Si les « purges » continuent, la Turquie risque d’être exclue de l’Otan, avertit John Kerry

Limogeage de milliers de fonctionnaires, des centaines de militaires, de policiers et de magistrats arrêtés, 70 généraux placés en garde à vue… Quatre jours après la tentative manqué d’un coup d’État fomenté par une partie de l’armée, les « purges » continuent en Turquie. Le président Recep Tayyip Erdoğan avait promis d’éliminer le « virus » au sein de l’État : il tient parole.

Cependant, ce putsch manqué permet à M. Erdoğan, dont la dérive autoritaire faisait déjà l’objet de vives critiques, de se débarrasser à bon compte de ses opposants. « On a au moins l’impression que quelque chose avait été préparé. Les listes sont disponibles, ce qui laisse penser que cela était préparé pour servir à un moment ou un autre », a résumé Johannes Hahn, le commissaire européen à l’Élargissement.

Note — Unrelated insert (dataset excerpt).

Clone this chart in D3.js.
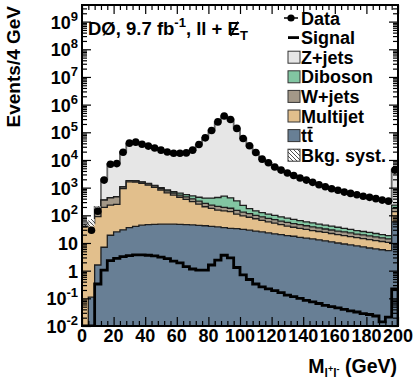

Dans un premier temps, le Occidentaux ont soutenu le président Erdoğan lors de cette tentative de coup d’État, estimant qu’il était primordial de soutenir l’ordre constitutionnel et les institutions démocratiques. Mais, devant l’ampleur des purges, le ton se fait plus inquiet.

Le secrétaire d’État américain, John Kerry, y est allé franco en évoquant l’exclusion éventuelle de la Turquie de l’Alliance atlantique si les purges devaient continuer.

« L’Otan a également des exigences en termes de démocraties », a dit le chef de la diplomatie américaine, à l’issue d’un sommet du Conseil de l’Europe. « Beaucoup de gens ont été arrêtés, et arrêtés très rapidement. Le niveau de vigilance et d’observation va évidemment être élevé dans les jours à venir. J’espère que nous pourrons travailler de manière constructive et éviter un retour en arrière », a-t-il ajouté.

« Nous espérons que le gouvernement [turc] sera à la hauteur des principes démocratiques inscrits dans sa Constitution », a, par la suite, commenté John Kirby, un porte-parole du département d’État. « Les institutions internationales comme l’UE et l’Otan regarderont certainement de près le fil des événements car les responsabilités démocratiques vont de pair avec l’adhésion », a-t-il ajouté.

Reste à voir si l’Otan pourrait se passer de la Turquie, qui en est membre depuis 1952, comme d’ailleurs la Grèce, avec laquelle Ankara n’entretient pas les meilleurs relations du monde. Et l’adhésion de ces deux pays à l’Alliance leur a très certainement évité une confrontation armée directe.

Mais surtout, au sein de l’Otan, la Turquie occupe une position stratégique dans la mesure où elle verrouille l’accès de la Méditerranée à la flotte russe de la Mer noire, via les détroits du Bosphore et des Dardanelles.

En outre, l’Otan dispose de plusieurs facilités en Turquie, dont la base aérienne d’Incirlik, actuellement utilisée par la coalition anti-État islamique (EI ou Daesh) dirigée par les États-Unis, le radar d’alerte avancée de Kürecik, qui sert à la défense antimissile des alliés, et d’un centre de commandement à Izmir (Allied Land Forces Southeastern Europe).

Enfin, la Turquie participe à 4,1 % du budget de l’Otan et elle est le quatrième pays contributeur aux opérations de l’organisation. Elle est, par exemple, « nation-cadre » dans la région de Kaboul pour la mission Resolute Support.

« Le positionnement de la Turquie est marqué par une tension entre d’une part, sa volonté de s’affirmer comme une voix forte au sein de l’OTAN avec des attentes élevées vis-à-vis de l’Alliance – en termes de défense collective et de financement commun par exemple –, et d’autre part, son souhait de préserver une entière autonomie politique en se montrant parfois difficile s’agissant des compromis nécessaires au nom de la solidarité alliée : par exemple sur les partenariats, en particulier entre l’OTan et l’Union européenne. En somme, la Turquie est un allié fiable pour l’Otan, mais dont les positionnements doivent toujours être examinés avec circonspection, dans le cadre d’un dialogue permanent », soulignait, en février, le député Philippe Vitel, co-auteur d’un rapport sur l’évolution de l’Alliance.